Due to a change to the regulatory requirements issued by the MAS, from 1 Feb 2014 onwards, it is no longer permissible for the insurance service providers to provide any benefit illustrations. This is to avoid misinterpretation of investment projections. All references to ‘Benefit Illustration’ (BI) in the product literature must now also be removed. The BI has been replaced by the requirement to disclose Total Distribution Cost (TDC). TDC includes cash payments in the form of commission, cost of benefits and services paid to the distribution channel.
Uniform TDC Definition Expressed In Percentage
To reflect the changes, the following disclosure will be used for all insurers.
The Total Distribution Cost that the Company expects to incur in relation to your policy is [up to] x% of Single Premium/Recurrent Single Premium* [depending on conditions where applicable] [and up to Y% of the Top-Up Premium depending on conditions where applicable] [plus up to Z% per annum of the fund value, depending on conditions where applicable]. These costs include cash payments in the form of commission, cost of benefits and services paid to the distribution channel. The Total Distribution Cost is not an additional cost to you; it has already been allowed for in calculating your premium.
Why is the Benefit Illustration (“BI”) for Single Premium (“SP ILP”) and Recurrent Single Premium Investment-Linked Plans (“RSP ILP”) no longer provided at point of sale?
The returns on ILPs are not guaranteed and can be volatile. Discontinuing the BI in the sales of Single Premium and Recurrent Single Premium ILPs aims to avoid any misperceptions of the returns consumers can expect from their policies. It also aligns the practice with Unit Trust industry, for which projections are not allowed.
Below are the FAQs from LTA
Why is the BI only prohibited for SP ILPs and not regular premium ILPs?
The main objective of the BI for ILPs is to illustrate to customers the potential impact fees and charges can have on the policy, assuming that the policy earns a 4% and 8% investment return per annum. Where a policy has significant protection features, fees and charges that are related to insurance costs can have a material impact on the net return a policyholder receives on the policy.
As such, the BI will at this stage only be removed for Single Premium and Recurrent Single Premium ILPs as such products are largely investment in nature, with very minimal protection features.
What is the impact to me as a customer?
This change only affects SP ILP and RSP ILP. There will be no change to Regular Premium ILPs.
The other existing point-of-sale materials remain unchanged and will be provided for all ILPs, i.e. Product Summary, Product Highlights Sheet, Fund Information Booklet / Prospectus.
As this change is to align the sales processes of the life insurance industry and the UT industry, it is not expected that this change will impact the customers in any significant way.
Should you have any further queries about the change, please contact your representative of the respective insurers for more information.

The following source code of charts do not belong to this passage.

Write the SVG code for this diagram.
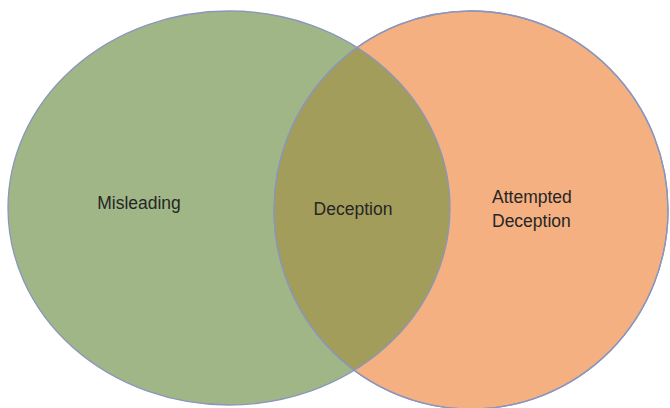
<svg xmlns="http://www.w3.org/2000/svg" width="670" height="408" viewBox="0 0 670 408">
  <style>
    .set { stroke: #8A96BC; stroke-width: 1.3; }
    .label { font-family: "Liberation Sans", Arial, sans-serif; font-size: 17.5px; fill: #262626; }
  </style>
  <defs>
    <clipPath id="clip-right">
      <ellipse cx="471" cy="210" rx="197" ry="199"/>
    </clipPath>
  </defs>
  <rect width="670" height="408" fill="#ffffff"/>
  <g id="misleading">
    <ellipse class="set" cx="229" cy="208" rx="221" ry="197" fill="#A0B687"/>
  </g>
  <g id="attempted-deception">
    <ellipse class="set" cx="471" cy="210" rx="197" ry="199" fill="#F4B081"/>
  </g>
  <g id="deception">
    <ellipse cx="229" cy="208" rx="221" ry="197" fill="#A39D5B" clip-path="url(#clip-right)"/>
    <ellipse cx="229" cy="208" rx="221" ry="197" fill="none" class="set" clip-path="url(#clip-right)"/>
    <ellipse cx="471" cy="210" rx="197" ry="199" fill="none" class="set"/>
  </g>
  <g id="labels">
    <text class="label" x="139" y="209" text-anchor="middle">Misleading</text>
    <text class="label" x="353" y="215" text-anchor="middle">Deception</text>
    <text class="label" x="492" y="203">Attempted</text>
    <text class="label" x="492" y="227">Deception</text>
  </g>
</svg>
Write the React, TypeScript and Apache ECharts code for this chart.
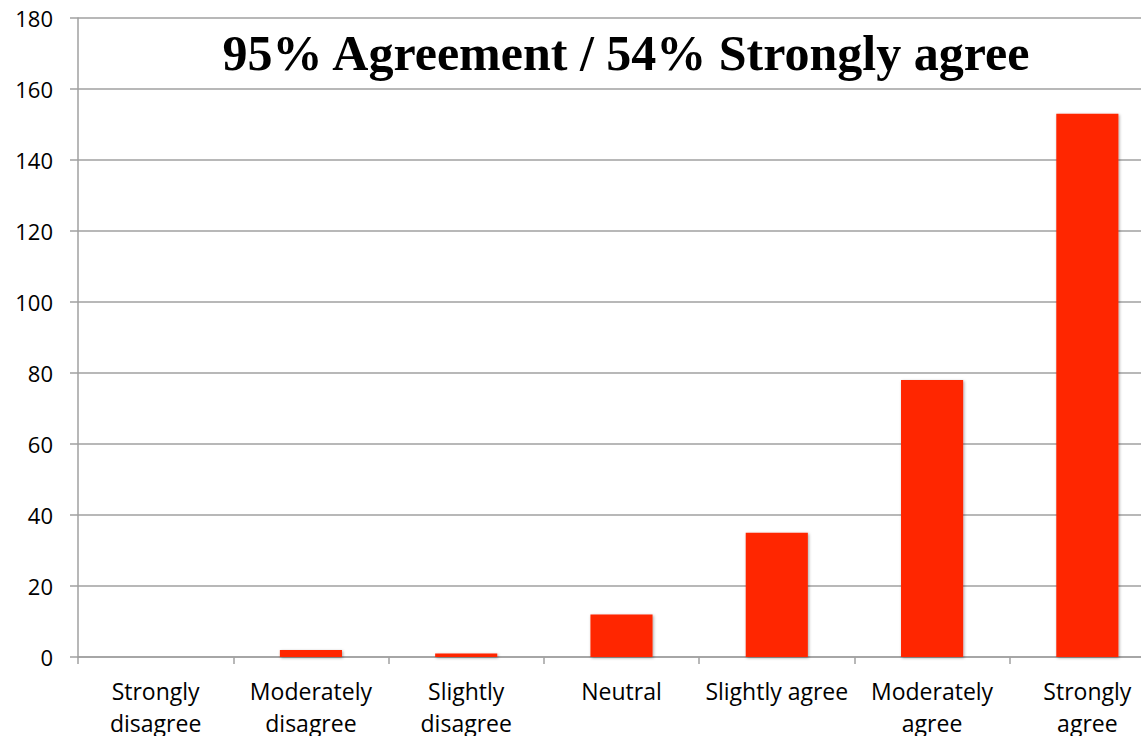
import React, { useEffect, useRef } from "react";
import * as echarts from "echarts";

const categories = [
  "Strongly\ndisagree",
  "Moderately\ndisagree",
  "Slightly\ndisagree",
  "Neutral",
  "Slightly agree",
  "Moderately\nagree",
  "Strongly\nagree",
];
const counts = [0, 2, 1, 12, 35, 78, 153];
const titleText = "95% Agreement / 54% Strongly agree";

export default function App() {
  const ref = useRef<HTMLDivElement>(null);
  useEffect(() => {
    const chart = echarts.init(ref.current!, null, { renderer: "svg" });
    const gray = "#a0a0a0";
    chart.setOption({
      animation: false,
      backgroundColor: "#ffffff",
      title: {
        text: titleText,
        left: 621,
        textAlign: "center",
        top: 23,
        textStyle: {
          fontFamily: "Liberation Serif",
          fontWeight: "bold",
          fontSize: 50,
          color: "#000",
        },
      },
      grid: {
        left: 78,
        top: 18,
        bottom: 79,
        right: -24,
        containLabel: false,
        outerBoundsMode: "none",
      },
      xAxis: {
        type: "category",
        data: categories,
        axisLine: { lineStyle: { color: gray, width: 1.5 } },
        axisTick: { show: true, length: 7, lineStyle: { color: gray, width: 1.5 } },
        axisLabel: {
          interval: 0,
          margin: 18,
          fontFamily: "Open Sans",
          fontSize: 23,
          lineHeight: 32,
          color: "#000",
        },
      },
      yAxis: {
        type: "value",
        min: 0,
        max: 180,
        interval: 20,
        axisLine: { show: true, lineStyle: { color: gray, width: 1.5 } },
        axisTick: { show: true, length: 8, lineStyle: { color: gray, width: 1.5 } },
        axisLabel: {
          margin: 25,
          fontFamily: "Open Sans",
          fontSize: 22,
          color: "#000",
        },
        splitLine: { lineStyle: { color: gray, width: 1.5 } },
      },
      series: [
        {
          type: "bar",
          data: counts,
          barWidth: "40%",
          itemStyle: {
            color: "#FF2600",
            shadowColor: "rgba(0,0,0,0.35)",
            shadowBlur: 3,
            shadowOffsetX: 1,
            shadowOffsetY: 1,
          },
        },
      ],
    });
    return () => chart.dispose();
  }, []);
  return (
    <div
      ref={ref}
      style={{ position: "absolute", left: 0, top: 0, width: 1141, height: 736 }}
    />
  );
}
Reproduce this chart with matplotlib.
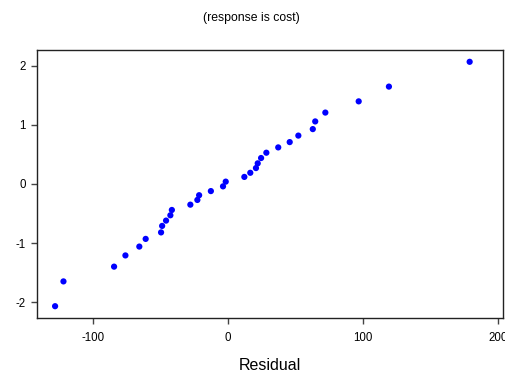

Can I request for an updated Benefit Illustration for SP or RSP ILP after the policy is in-force?
As this change is to align the sales processes of the life insurance industry and the UT industry, no post-sale BI will be provided for existing policies bought before 2014 and policies bought on or after the effective date of the new practice (change).
With the removal of the BI, are there any changes to the product features of SP or RSP ILPs?
As the intention of the change is to align the sales processes of the life insurance industry and the UT industry, this should not lead to a change in product features. You are advised to speak to your representative of the respective insurers to find out more.